In nur acht Jahren stieg Geely Automobile zum zweitgrößten privaten Autobauer in China auf. Die 10 000 Beschäftigten produzieren 300 000 Fahrzeuge im Jahr. Das ist deutlich weniger als die großen staatlichen Autokonzerne wie Shanghai Automotive, der mit seinen ausländischen Partnern General Motors und Volkswagen auf zwei Millionen kommt. Doch Li Shufu strebt nach mehr. Mit Volvo will seine Zhejiang Geely Holding, das Mutterhaus, ein internationales Unternehmen übernehmen, das deutlich größer ist und auch mehr Autos produziert.

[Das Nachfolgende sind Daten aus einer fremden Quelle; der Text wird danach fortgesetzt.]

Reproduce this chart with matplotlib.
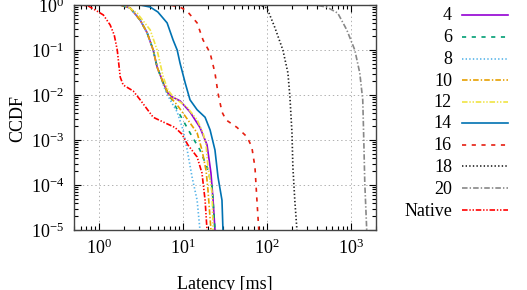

Über Nacht würde Geely ein internationaler Mitspieler auf 100 Märkten. "Es ist eine wohl überlegte strategische Entscheidung, die mit unseren langfristigen Entwicklungszielen übereinstimmt", sagte Geely-Sprecher Yuan Xiaolin. "Es ist klar, dass wir Volvos gegenwärtige Fabriken, die Forschungs- und Entwicklungsstätten, das Vertriebsnetz und alle Vereinbarungen beibehalten wollen, einschließlich der Kooperation mit Partnern."

Auch die Zusammenarbeit mit dem bisherigen Besitzer Ford muss fortgesetzt werden. Immerhin werden Volvos auf dessen Plattformen gebaut. So sind der Technologie-Transfer und Patentschutz die größten Hindernisse für den Deal. Dass Geely vom Knowhow und den internationalen Erfahrungen Volvos lernen will, liegt auf der Hand. Im Gegenzug wirbt Li Shufu mit den Chancen für Volvo durch die Kooperation im Reich der Mitte, dem größten und am schnellsten wachsenden Automarkt der Welt.

Bisher hat Geely vor allem als Billighersteller einen Namen. Eine Übernahme von Volvo wäre ein Sprung in die Luxusklasse. Doch könnte das Unternehmen in China für die Volvo-Typen S40, S60 und S80 nur fünf Prozent Marktanteil in ihren jeweiligen Segmenten erreichen, wäre das ein Absatz von 300 000 Autos - etwa so viel wie Volvo dieses Jahr weltweit verkauft.

Und dass auch große Investmenthäuser etwas von Geely halten, bewies Goldman Sachs erst im September, als es als "Ritterschlag" eine Investition in den Autobauer in Höhe von 334 Millionen Dollar ankündigte.